The Way West
nytheatre.com q&a preview by Mona Mansour
October 26, 2012
What is your job on this show?
When did you know you wanted to work in the theater, and why?
I saw a production of SKIN OF OUR TEETH when I was like fifteen or sixteen. The way the play burst out, into the section with Finnegans Wake, etc., was one of the most moving and surprising things I'd ever seen.
Why do you do theater (as opposed to film, or TV, or something not in the entertainment field)?
I love that theater is still something that requires people to show up, be in the room together in real time. Shaping that time is a huge responsibility. And I love that each of us - writer, actor, director, designer - plays a part in that.
In your own words, what do you think this show is about? What will audiences take away with them after seeing it?
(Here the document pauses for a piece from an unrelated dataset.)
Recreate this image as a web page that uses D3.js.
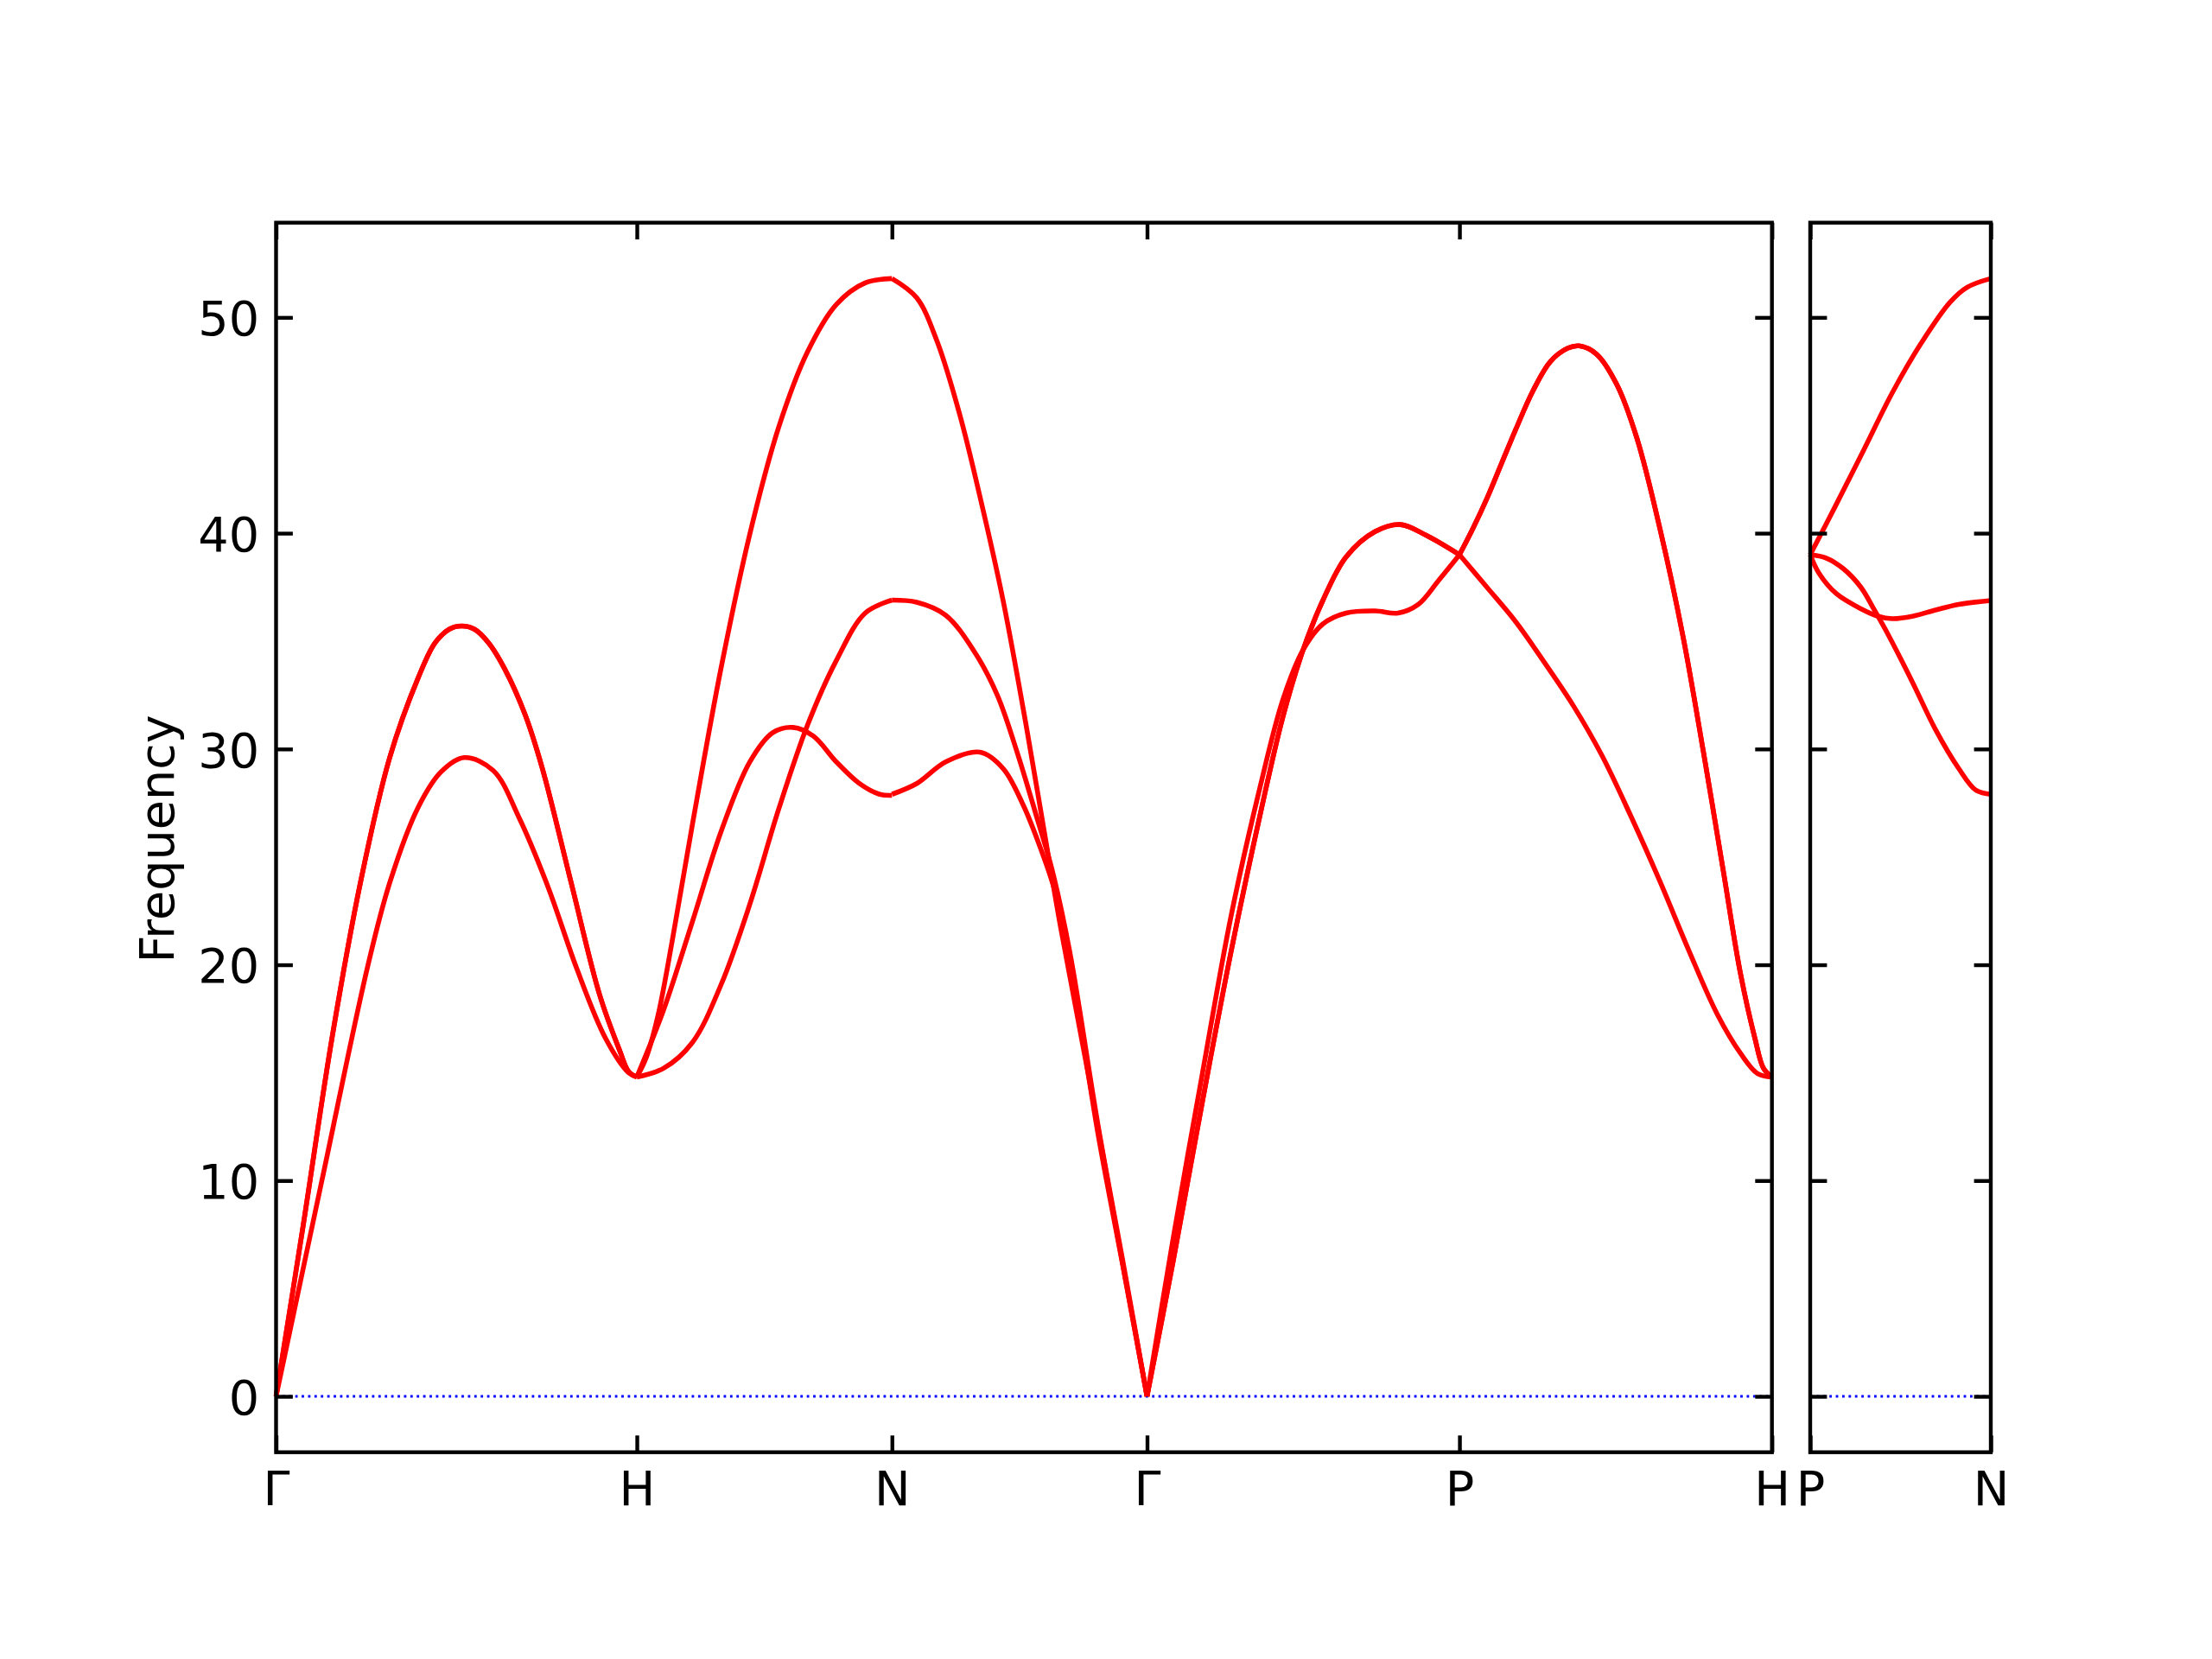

I've been writing about the Middle East, where my father is from. This play is about my mother's world, the Western United States, and specifically California. It's about family, and money, the lack of money, family (yes I'm saying that twice), and the economy. And it's seen through the prism of a mother who is obsessed with the 19th-century western migration. She'd rather talk about some mythical pioneer than deal with her own impending bankruptcy.
Which famous New Jerseyite would like your show the best: Snooki, Bruce Springsteen, Thomas Edison?
I'd like to think Bruce Springsteen! We have songs, short songs, and one of our actresses, Nadia Bowers, plays a mean acoustic guitar to accompany.
How important is diversity to you in the theater you see/make?
Diversity is extremely important! My goal, particularly in my plays about the Middle East, is to change the way people think about "Arabs" -- and in some ways to have them see those characters as just as fallible, flawed, and complex as any character in a play.